Over the last several months, I have had the opportunity to do a handful of such lessons with high school students about police violence and the Black Lives Matter movement. What has been clear in every instance is that students are deeply disturbed by the pattern of black people—especially young men—being the targets of police suspicion, and far too often, killings.
I usually begin the classes with an open forum, asking students what they have heard in the news and how they feel about it. We usually have to address some of the biases and misconceptions that come across in the mainstream news coverage of protests, as students tend to only hear about so-called “rioting,” with little context of the realities of nonviolent protest across the country.
We then look at several recent cases of unarmed black people who have been killed by the police since last fall. Most have heard of Mike Brown, Eric Garner, and Freddie Gray, but almost none have heard of Darrien Hunt, a 22-year-old who was shot six times and killed in Saratoga Springs, Utah for carrying a toy sword. Or 22-year-old John Crawford who was shot and killed because he was holding and looking at a BB gun inside a Wal-Mart in Beavercreek, Ohio. Or 12-year-old Tamir Rice, who was shot in the stomach and killed, holding a toy gun on a playground in Cleveland.
One junior at Washington Irving High School in Manhattan responded by asking, “Why are they lynching us?”
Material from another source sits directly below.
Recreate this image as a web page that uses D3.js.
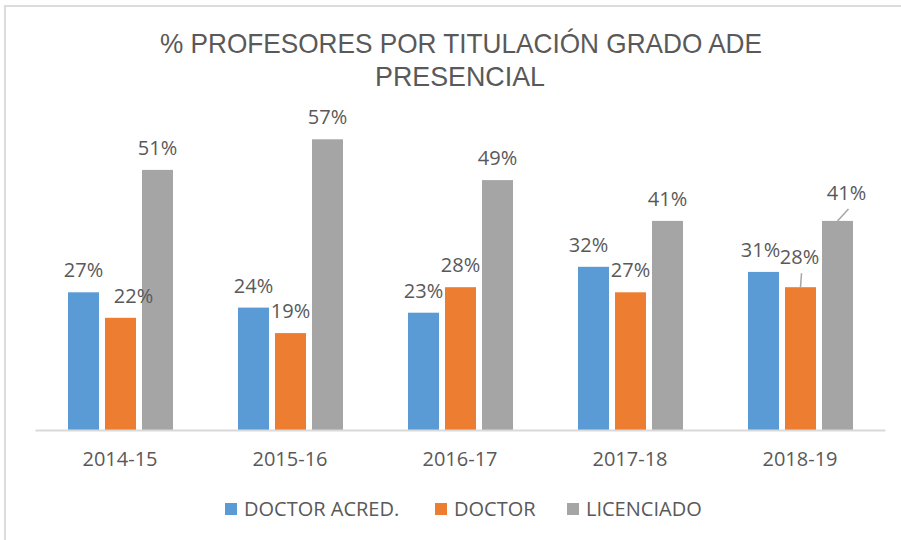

I ask students why there appears to be such a pattern of police violence in African American communities. This usually leads to a rich and complex discussion of the ever-present stereotypes of black people, especially black men. Students are quick to point out that many people, including many cops, think black men are dangerous. Criminals. Drug dealers. Violent. One student explained how he has been followed around in stores before because the owner thought he might steal something.
After unpacking some of the common stereotypes, we move the discussion to accountability, and the often apparent lack of accountability, when it comes to police killing unarmed black people. To give students more context, we watch this informative short video about the outcomes of four infamous cases of American police brutality.
Students are angry after watching the video and grapple with why there have been such minimal, if any, consequences for police officers who have used force, sometimes lethal force, against unarmed black people.
One student at the High School for Public Service in Brooklyn, a young woman of color, was upset because she felt that others were implying that all cops are racist. She explained that an NYPD officer helped her when she was in trouble once, and that made a big difference in her life. Students went back and forth on whether cops are “good” or “bad,” and eventually, I tried to emphasize that regardless of the intentions (or race) of any particular police officer, we are seeing a trend of the targeting of black communities—and trying to understand why that is and what we can do about it.
We close each lesson by brainstorming how to change this pattern of violence. When we have time, I show them some photos and video footage from Black Lives Matters protests and interviews with organizers to inspire their ideas. We discuss why a movement might have called itself “Black Lives Matter” and why that might even be needed today, in 2015.
Students tend to have lots of ideas for solutions. At Washington Irving, multiple students suggested that the police department needs to be more diverse. “I know there are a lot of black cops,” one young woman explained, “but I don’t see them around my [mostly Black] neighborhood. If the cops understood our community and our culture better, that would make a big difference.”
Another student added that officers should receive better training—both on diversity issues and on how and when to use force. Another questioned whether all cops should even be carrying guns.
Time and time again, students point to the racism in our society at large as part of the root of the problem. “We can’t get rid of this issue [police violence] without ending racism in our broader society,” says another student.
As with many of the issues of injustice we address in our work at HEART, this is a daunting problem with no quick fixes. Hopefully by proactively bringing these discussions into the classroom, we are taking an important step in encouraging students to think critically about current events and ask important questions that will deeply affect the future of our country.